Our first stop was to Milos Winery, where we got to meet the owners, tour their cellars and have a full wine tasting at their bar. At the final stop, Grgurevic Wines, we shuffled into a small basement in the owner’s seaside home where we had olive oil soaked cheese and charcuterie to accompany our wine tasting. Getting to interact with the locals, who were all so passionate about their country and proud of their wines was definitely a highlight of our trip.
In anticipation of returning to cold rainy London, we spent our final day in Dubrovnik sunning ourselves on the beach. In the evening we walked over to the Old Town to enjoy our final dinner, at the Michelin Star restaurant 360.

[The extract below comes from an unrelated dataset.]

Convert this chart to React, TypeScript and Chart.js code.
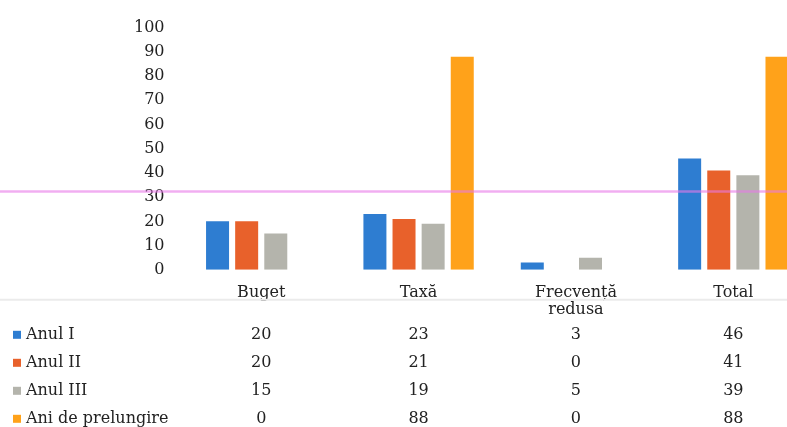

360 is located on top of the old city walls, giving it a one of a kind views of both the city and the Sea. Since it was our final night we decided to go all out and opted for the “retrospective” tasting menu with a wine pairing. Every dish placed on our table was not only aesthetically crafted but also had to be some of the best food I’ve ever had.
Our week in Dubrovnik was better than we could have ever imagined. The friendly locals, incredible food and breathtaking views are only a small part of what made this experience so extraordinary. I would highly recommend it for anyone who has the opportunity to come to Dubrovnik and experience this special place for themselves!